Poverty on a world scale has many historical causes: colonialism, slavery, war and conquest. There is an important difference between those causes and what we call factors that maintain conditions of poverty. The difference is in terms of what we, today, can do about them. We can not go back into history and change the past. Poverty exists. Poverty was caused. What we potentially can do something about are the factors that perpetuate poverty.
It is well known that many nations of Europe, faced by devastating wars, such as World Wars I and II, were reduced to bare poverty, where people were reduced to living on handouts and charity, barely surviving. Within decades they had brought themselves up in terms of real domestic income, to become thriving and influential modern nations of prosperous people. We know also that many other nations have remained among the least developed of the planet, even though billions of dollars of so-called “aid” money was spent on them. Why? Because the factors of poverty were not attacked, only the symptoms. At the macro or national level, a low GDP (gross domestic product) is not the poverty itself; it is the symptom of poverty.

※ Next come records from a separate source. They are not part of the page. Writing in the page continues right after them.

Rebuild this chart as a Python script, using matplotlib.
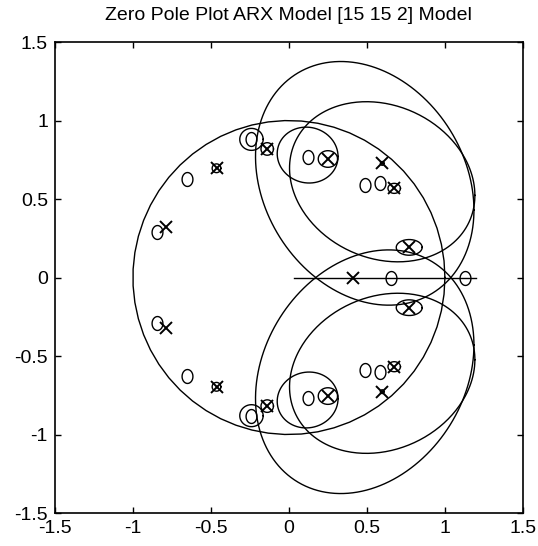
import numpy as np
import matplotlib
matplotlib.use("Agg")
import matplotlib.pyplot as plt
from matplotlib.path import Path

plt.rcParams.update({
    'font.family': ['Liberation Sans', 'DejaVu Sans'],
    'font.size': 14,
})

# complex zeros (upper half, conjugates mirrored below)
zero_re = [-0.848, -0.652, -0.24, 0.124, 0.487, 0.583]
zero_im = [0.292, 0.627, 0.88, 0.77, 0.589, 0.60]
real_zeros = [0.652, 1.13]

# complex poles (upper half)
pole_re = [-0.788, -0.464, -0.139, 0.25, 0.598, 0.675, 0.771]
pole_im = [0.324, 0.696, 0.819, 0.755, 0.727, 0.568, 0.192]
real_poles = [0.41]

# confidence regions (upper half): centre, half extents, correlation
ell_cx = [-0.24, 0.12, 0.486, 0.598, -0.464, -0.139, 0.25, 0.598, 0.675, 0.771]
ell_cy = [0.88, 0.78, 0.60, 0.61, 0.696, 0.819, 0.755, 0.727, 0.568, 0.192]
ell_rx = [0.075, 0.195, 0.70, 0.594, 0.028, 0.04, 0.062, 0.012, 0.04, 0.083]
ell_ry = [0.07, 0.178, 0.776, 0.51, 0.028, 0.04, 0.053, 0.012, 0.032, 0.05]
ell_rho = [0.0, -0.05, -0.22, -0.17, 0.0, 0.0, 0.0, 0.0, 0.0, 0.0]

# confidence interval of the real zero
real_ci = [0.03, 1.2]

ticks = [-1.5, -1, -0.5, 0, 0.5, 1, 1.5]
tick_labels = ['-1.5', '-1', '-0.5', '0', '0.5', '1', '1.5']

# slightly tall 'o' like the scanned figure
t = np.linspace(0, 2 * np.pi, 60)
oval = Path(np.column_stack([0.78 * np.cos(t), np.sin(t)]), closed=True)

fig = plt.figure(figsize=(5.38, 5.46), dpi=100)
ax = fig.add_axes([0.102, 0.0604, 0.870, 0.8626])

lk = dict(color='black', lw=1.0)

# unit circle
ax.plot(np.cos(t), np.sin(t), **lk)

tt = np.linspace(0, 2 * np.pi, 300)
for cx, cy, rx, ry, rho in zip(ell_cx, ell_cy, ell_rx, ell_ry, ell_rho):
    for s in (1, -1):
        ex = cx + rx * np.cos(tt)
        ey = s * cy + s * ry * (rho * np.cos(tt) + np.sqrt(1 - rho ** 2) * np.sin(tt))
        ax.plot(ex, ey, **lk)

ax.plot(real_ci, [0, 0], **lk)

zr = np.array(zero_re)
zi = np.array(zero_im)
pr = np.array(pole_re)
pi_ = np.array(pole_im)

ax.plot(np.concatenate([zr, zr, real_zeros]),
        np.concatenate([zi, -zi, np.zeros(len(real_zeros))]),
        linestyle='none', marker=oval, ms=10, mfc='none', mec='black', mew=1.0)
ax.plot(np.concatenate([pr, pr, real_poles]),
        np.concatenate([pi_, -pi_, np.zeros(len(real_poles))]),
        linestyle='none', marker='x', ms=8, mec='black', mew=1.4)

ax.set_xlim(-1.5, 1.5)
ax.set_ylim(-1.5, 1.5)
ax.set_xticks(ticks)
ax.set_xticklabels(tick_labels)
ax.set_yticks(ticks)
ax.set_yticklabels(tick_labels)
ax.tick_params(direction='in', length=4, width=1, top=True, right=True,
               labelsize=14, pad=5)
for sp in ax.spines.values():
    sp.set_linewidth(1.2)

ax.set_title('Zero Pole Plot ARX Model [15 15 2] Model', fontsize=14, pad=16)

fig.savefig('out.png', dpi=100, facecolor='white')
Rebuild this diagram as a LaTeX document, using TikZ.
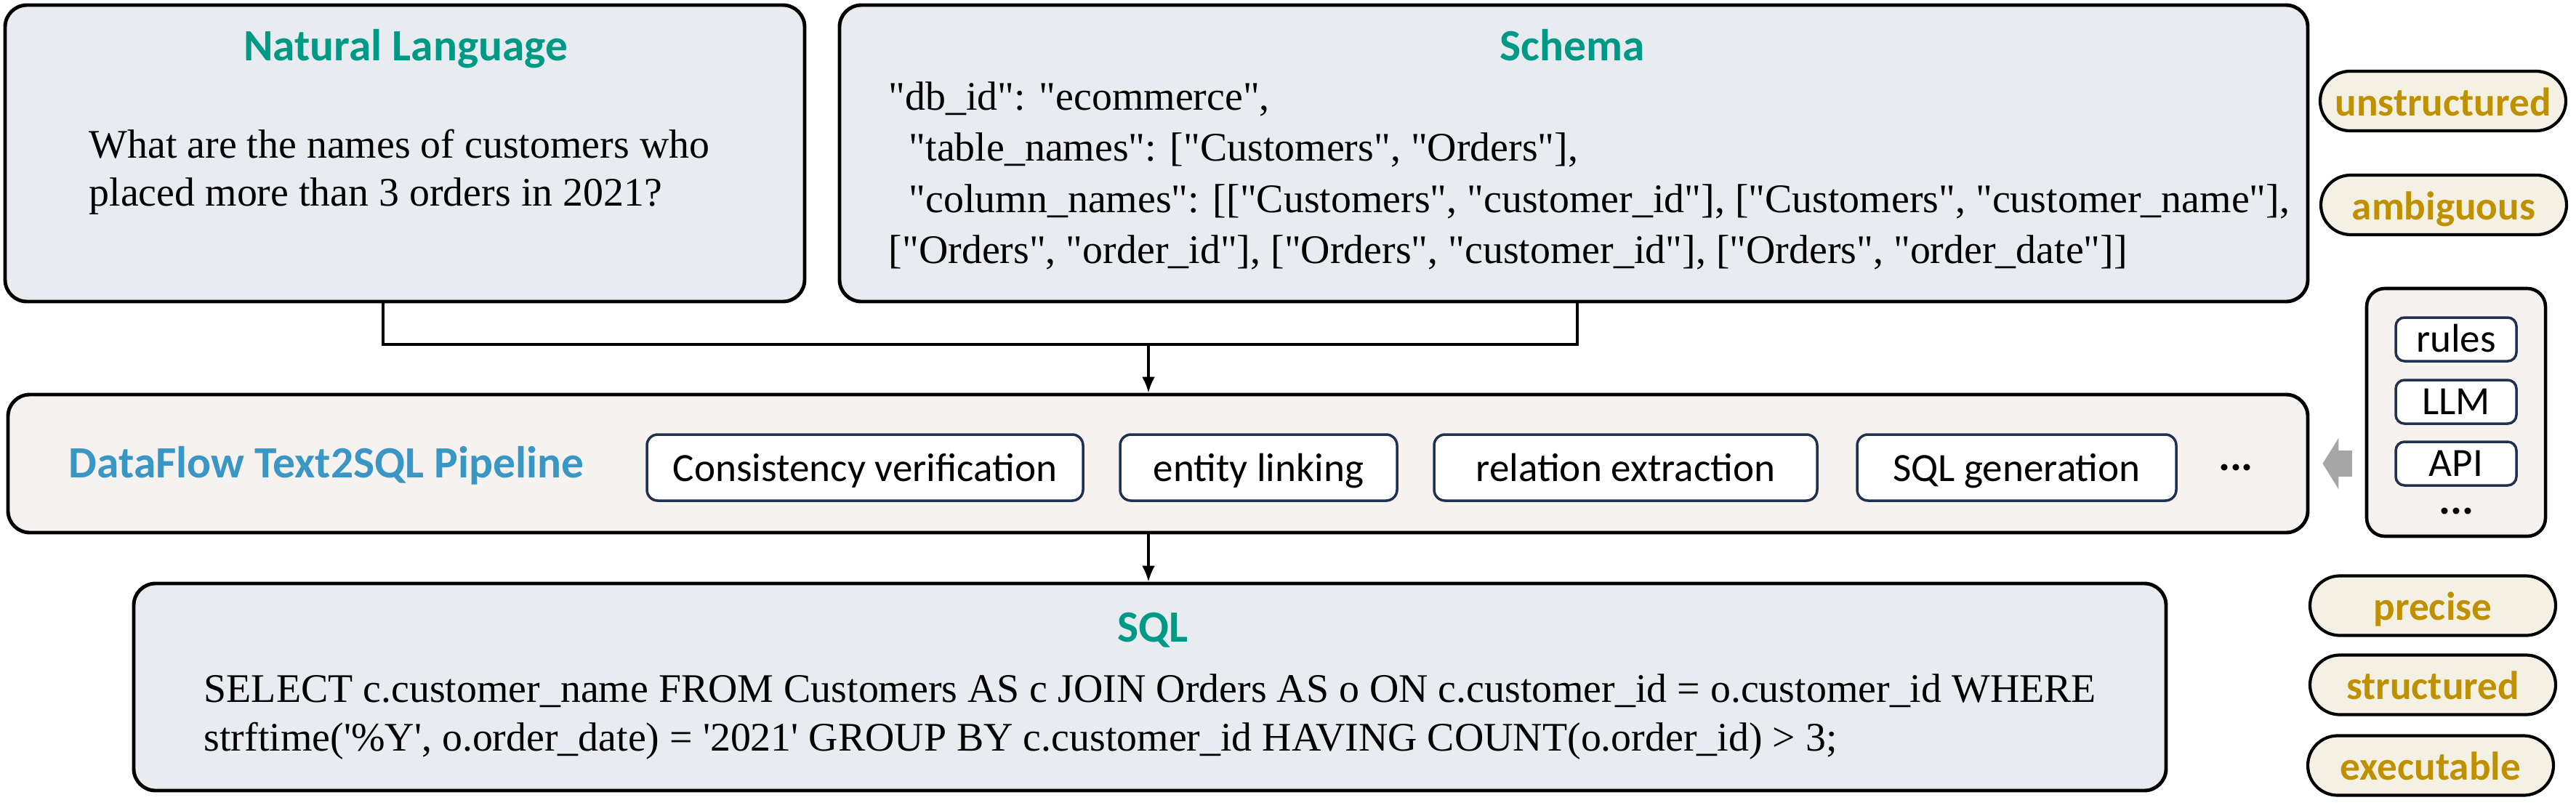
\documentclass[tikz,border=0pt]{standalone}
\usepackage{fontspec}
\setmainfont{Liberation Serif}[Ligatures=TeXOff]
\newfontfamily\calibrifont{Carlito}
\usepackage{tikz}
\usetikzlibrary{arrows.meta}

\definecolor{titlegreen}{RGB}{0,153,133}
\definecolor{pipeblue}{RGB}{58,150,196}
\definecolor{gold}{RGB}{191,144,0}
\definecolor{boxgray}{RGB}{232,235,239}
\definecolor{pipefill}{RGB}{245,242,239}
\definecolor{pillfill}{RGB}{245,240,228}
\definecolor{navy}{RGB}{32,48,80}
\definecolor{arrowgray}{RGB}{166,166,166}

\begin{document}
\begin{tikzpicture}[
  bigbox/.style={draw=black, line width=1.4pt, rounded corners=0.3cm, fill=boxgray, inner sep=0pt},
  title/.style={font=\calibrifont\bfseries\fontsize{17.5}{20}\selectfont, text=titlegreen, anchor=base, inner sep=0pt},
  body/.style={align=left, anchor=north west, inner sep=0pt},
  stepbox/.style={draw=navy, line width=1pt, rounded corners=0.15cm, fill=white, minimum height=0.91cm, text height=0.44cm, text depth=0.06cm, inner sep=0pt, font=\calibrifont\fontsize{15.7}{18}\selectfont},
  toolbox/.style={draw=navy, line width=1pt, rounded corners=0.12cm, fill=white, minimum width=1.66cm, minimum height=0.6cm, text height=0.36cm, text depth=0.02cm, inner sep=0pt, font=\calibrifont\fontsize{15.7}{18}\selectfont},
  pill/.style={draw=black, line width=1.2pt, rounded corners=0.41cm, fill=pillfill, minimum width=3.38cm, minimum height=0.82cm, text height=0.40cm, text depth=0pt, inner sep=0pt, text=gold, font=\calibrifont\bfseries\fontsize{15.7}{18}\selectfont},
  flow/.style={line width=0.9pt, -{Latex[length=0.22cm,width=0.18cm]}}
]
\useasboundingbox (0,0) rectangle (35.44,-11.11);

% input boxes
\node[bigbox, minimum width=11.00cm, minimum height=4.08cm] (nl) at (5.57,-2.11) {};
\node[title] (nltitle) at (5.58,-0.83) {Natural Language};
\node[body, font=\fontsize{15.9}{19}\selectfont] (nltext) at (1.22,-1.77)
  {What are the names of customers who\\placed more than 3 orders in 2021?};

\node[bigbox, minimum width=20.20cm, minimum height=4.08cm] (schema) at (21.65,-2.11) {};
\node[title] (schematitle) at (21.63,-0.83) {Schema};
\node[body, font=\fontsize{15.9}{20}\selectfont] (schematext) at (12.22,-1.12)
  {"db\_id": "ecommerce",\\
   \hspace*{0.28cm}"table\_names": ["Customers", "Orders"],\\
   \hspace*{0.28cm}"column\_names": [["Customers", "customer\_id"], ["Customers", "customer\_name"],\\{}%
   ["Orders", "order\_id"], ["Orders", "customer\_id"], ["Orders", "order\_date"]]};

% pipeline
\node[bigbox, fill=pipefill, minimum width=31.64cm, minimum height=1.90cm] (pipe) at (15.93,-6.38) {};
\node[anchor=base west, inner sep=0pt, text=pipeblue, font=\calibrifont\bfseries\fontsize{17.5}{20}\selectfont] (pipetitle) at (0.94,-6.57) {DataFlow Text2SQL Pipeline};
\node[stepbox, minimum width=6.00cm] (consist) at (11.90,-6.435) {Consistency verification};
\node[stepbox, minimum width=3.81cm] (entity) at (17.315,-6.435) {entity linking};
\node[stepbox, minimum width=5.27cm] (relation) at (22.365,-6.435) {relation extraction};
\node[stepbox, minimum width=4.39cm] (sqlgen) at (27.745,-6.435) {SQL generation};
\node[inner sep=0pt, font=\calibrifont\bfseries\fontsize{17}{18}\selectfont] (pipedots) at (30.76,-6.43) {...};

% tools
\node[bigbox, fill=pipefill, line width=1.3pt, rounded corners=0.25cm, minimum width=2.46cm, minimum height=3.41cm] (tools) at (33.79,-5.675) {};
\foreach \name/\txt/\y in {rules/rules/4.67, llm/LLM/5.53, api/API/6.38}
  \node[toolbox] (\name) at (33.79,-\y) {\txt};
\node[inner sep=0pt, font=\calibrifont\bfseries\fontsize{17}{18}\selectfont] (tooldots) at (33.79,-7.03) {...};
\draw[line width=0.36cm, arrowgray, -{Triangle[length=0.22cm,width=0.70cm]}] ([xshift=-0.18cm]tools.west |- pipe.east) -- ([xshift=0.18cm]pipe.east);

% output
\node[bigbox, minimum width=27.96cm, minimum height=2.85cm] (sql) at (15.82,-9.455) {};
\node[title] (sqltitle) at (15.86,-8.83) {SQL};
\node[body, font=\fontsize{15.9}{19}\selectfont] (sqltext) at (2.80,-9.27)
  {SELECT c.customer\_name FROM Customers AS c JOIN Orders AS o ON c.customer\_id = o.customer\_id WHERE\\
   strftime('\%Y', o.order\_date) = '2021' GROUP BY c.customer\_id HAVING COUNT(o.order\_id) > 3;};

% property tags
\foreach \name/\word/\x/\y in {unstr/unstructured/33.61/1.39, ambig/ambiguous/33.62/2.82, prec/precise/33.47/8.335, struc/structured/33.47/9.425, exec/executable/33.44/10.535}
  \node[pill] (\name) at (\x,-\y) {\word};

% connectors
\coordinate (nlfoot) at (5.27,-4.74);
\coordinate (schfoot) at (21.70,-4.74);
\coordinate (merge) at (15.80,-4.74);
\draw[line width=0.9pt] (nlfoot |- nl.south) -- (nlfoot) -- (schfoot) -- (schfoot |- schema.south);
\draw[flow] (merge) -- (merge |- pipe.north);
\draw[flow] (merge |- pipe.south) -- (merge |- sql.north);
\end{tikzpicture}
\end{document}
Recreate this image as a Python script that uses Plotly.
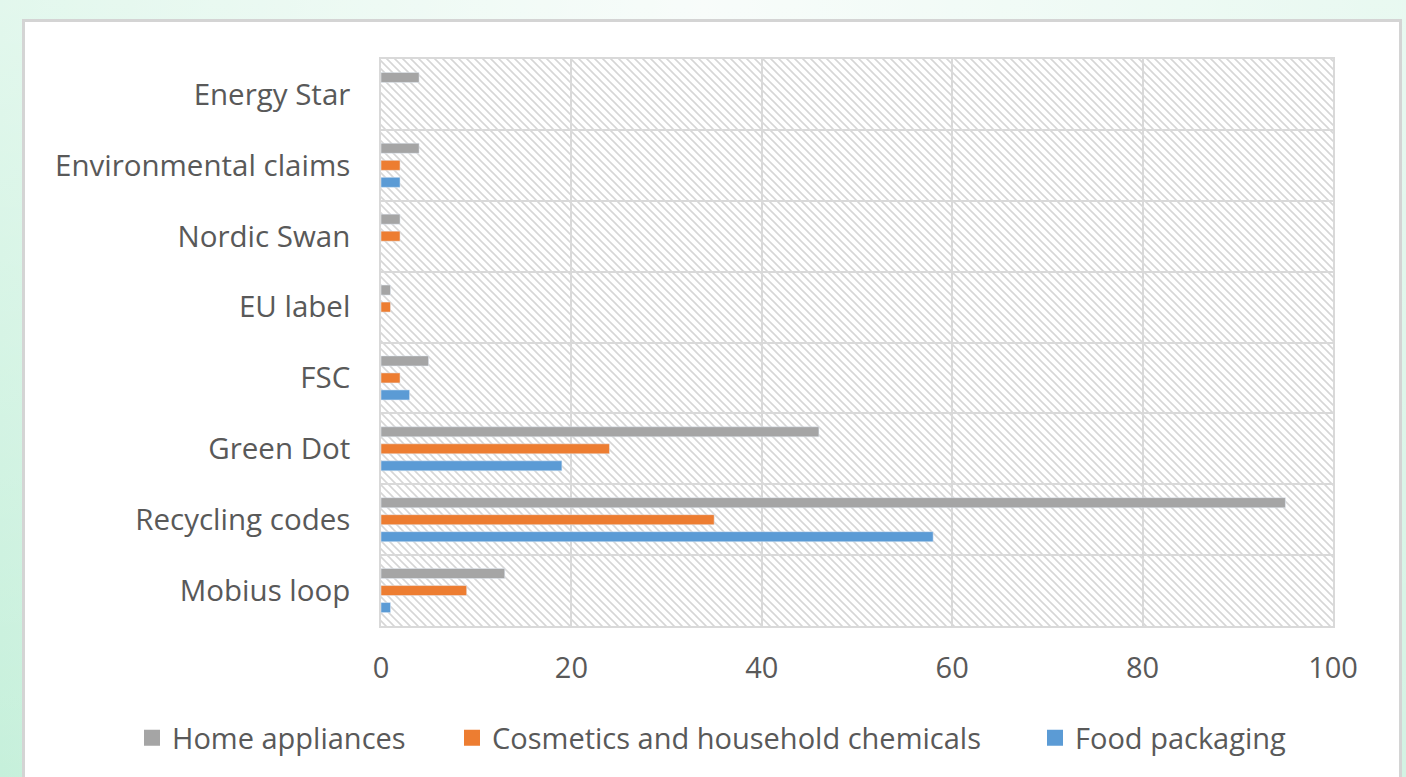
import base64
import plotly.graph_objects as go

categories = ["Mobius loop", "Recycling codes", "Green Dot", "FSC", "EU label",
              "Nordic Swan", "Environmental claims", "Energy Star"]
food_packaging = [1, 58, 19, 3, None, None, 2, None]
cosmetics = [9, 35, 24, 2, 1, 2, 2, None]
home_appliances = [13, 95, 46, 5, 1, 2, 4, 4]
x_ticks = [0, 20, 40, 60, 80, 100]

W, H = 1406, 777
L, R, T, B = 381, 1333, 59, 626
PW, PH = R - L, B - T

svg = f'''<svg xmlns="http://www.w3.org/2000/svg" width="{W}" height="{H}" viewBox="0 0 {W} {H}">
<defs>
<linearGradient id="bg" x1="0" y1="0" x2="1" y2="0">
<stop offset="0" stop-color="#c6f0db"/>
<stop offset="0.5" stop-color="#f1faf6"/>
<stop offset="1" stop-color="#d2f3e3"/>
</linearGradient>
<linearGradient id="bgv" x1="0" y1="0" x2="0" y2="1">
<stop offset="0" stop-color="#ffffff" stop-opacity="0.5"/>
<stop offset="1" stop-color="#ffffff" stop-opacity="0"/>
</linearGradient>
<pattern id="hatch" width="8" height="8" patternUnits="userSpaceOnUse">
<path d="M-2,-2 L10,10 M-2,6 L2,10 M6,-2 L10,2" stroke="#d6d6d6" stroke-width="1.6"/>
</pattern>
</defs>
<rect x="0" y="0" width="{W}" height="{H}" fill="url(#bg)"/>
<rect x="0" y="0" width="{W}" height="{H}" fill="url(#bgv)"/>
<rect x="23.5" y="20.5" width="1377" height="780" fill="#ffffff" stroke="#d4d4d4" stroke-width="3"/>
<rect x="{L}" y="{T}" width="{PW}" height="{PH}" fill="url(#hatch)"/>
</svg>'''
src = "data:image/svg+xml;base64," + base64.b64encode(svg.encode()).decode()

series = [
    ("Food packaging", food_packaging, "#5b9bd5", "legend3", 1035),
    ("Cosmetics and household chemicals", cosmetics, "#ed7d31", "legend2", 452),
    ("Home appliances", home_appliances, "#a5a5a5", "legend", 132),
]

fig = go.Figure()
for name, vals, col, lg, _ in series:
    fig.add_trace(go.Bar(y=categories, x=vals, orientation="h", name=name,
                         marker_color=col, showlegend=False))
for name, vals, col, lg, _ in series:
    fig.add_trace(go.Scatter(x=[None], y=[None], mode="markers", name=name,
                             legend=lg,
                             marker=dict(symbol="square", size=16, color=col)))

font_fam = "'Open Sans', Lato, sans-serif"
legends = {}
for name, vals, col, lg, px in series:
    legends[lg] = dict(orientation="h", x=(px - L) / PW, xanchor="left",
                       y=(B - 738) / PH, yanchor="middle",
                       font=dict(size=29, color="#595959"),
                       bgcolor="rgba(0,0,0,0)", itemwidth=30, itemsizing="trace")

fig.update_layout(
    width=W, height=H,
    margin=dict(l=L, r=W - R, t=T, b=H - B, pad=0, autoexpand=False),
    paper_bgcolor="#eefaf5",
    plot_bgcolor="rgba(0,0,0,0)",
    barmode="group", bargap=0.28, bargroupgap=0.41,
    font=dict(family=font_fam, color="#595959", size=29),
    showlegend=True,
    xaxis=dict(range=[0, 100], tickvals=x_ticks, showgrid=True,
               gridcolor="#d9d9d9", gridwidth=1.5, zeroline=False,
               showline=True, linecolor="#d9d9d9", linewidth=1.5, mirror=True,
               ticks="", ticklabelstandoff=15, fixedrange=True,
               tickfont=dict(size=29)),
    yaxis=dict(categoryorder="array", categoryarray=categories,
               tickson="boundaries", showgrid=True, gridcolor="#d9d9d9",
               gridwidth=1.5, showline=True, linecolor="#d9d9d9", linewidth=1.5,
               mirror=True, ticks="", ticklabelstandoff=23,
               tickfont=dict(size=29.5)),
    images=[dict(source=src, xref="paper", yref="paper",
                 x=-L / PW, y=1 + T / PH, sizex=W / PW, sizey=H / PH,
                 xanchor="left", yanchor="top", sizing="stretch", layer="below")],
    **legends,
)

fig.write_html("out.html", config={"displayModeBar": False})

The factors of poverty lie in disease, ignorance, dishonesty, apathy and dependency.
Disease – Disease causes the labour supply of the society to be less productive. Sickness and death subtract from one of the three main factors of production, human labour. Disease itself can be reduced by a greater understanding of how to prevent disease, and ensuring that public wealth intended to be used to prevent and cure disease is not diverted for personal gain. Thus the factors of poverty are inter linked: dishonesty and ignorance contribute to disease, and all three contribute to poverty.
Ignorance – Ignorance is not a shameful thing, it is merely a fact. It is caused by isolation so that some people do not know some things simply because they have not heard of those things (information). Other factors of poverty can contribute to ignorance, including disease and dishonesty. Both those factors contribute to a lower availability of education and information.
Dishonesty – When a person in a position of trust diverts a hundred units of value towards personal use, the community at large may lose much more than a hundred units of value that could contribute to development and to the reduction of poverty. That is part of what economists call the “multiplier effect.” Dishonesty thrives in an atmosphere of apathy, ignorance and dependency, so here is another example of the inter-linking of factors of poverty.
Apathy – Apathy is when people do not care, or when they feel so powerless that they do not try to change things, to right a wrong, to fix a mistake, or to improve conditions.
Sometimes, some people feel so unable to achieve something, they are jealous of their family relatives or fellow members of their community who attempt to do so. Then they seek to bring the attempting achiever down to their own level of poverty. Apathy breeds apathy.
Dependency – Dependency results from being on the receiving end of charity. In the short run, as after a disaster, that charity may be essential for survival. In the long run, that charity can contribute to the possible demise of the recipient, and certainly to ongoing poverty.
It is an attitude, a belief, that one is so poor, so helpless, that one can not help one’s self, that a group cannot help itself, and that it must depend on assistance from outside. The attitude, and shared belief is the biggest self justifying factor in perpetuating the condition where the self or group must depend on outside help.
Community development as an alternative to giving charity provides assistance, capital and training aimed at low income communities identifying their own resources and taking control of their own development. However, all too often, when a project is aimed at promoting self reliance, the recipients, until their awareness is raised and paradigms changed, expect, assume and hope that the project is coming just to provide resources for installing a facility or service in the community.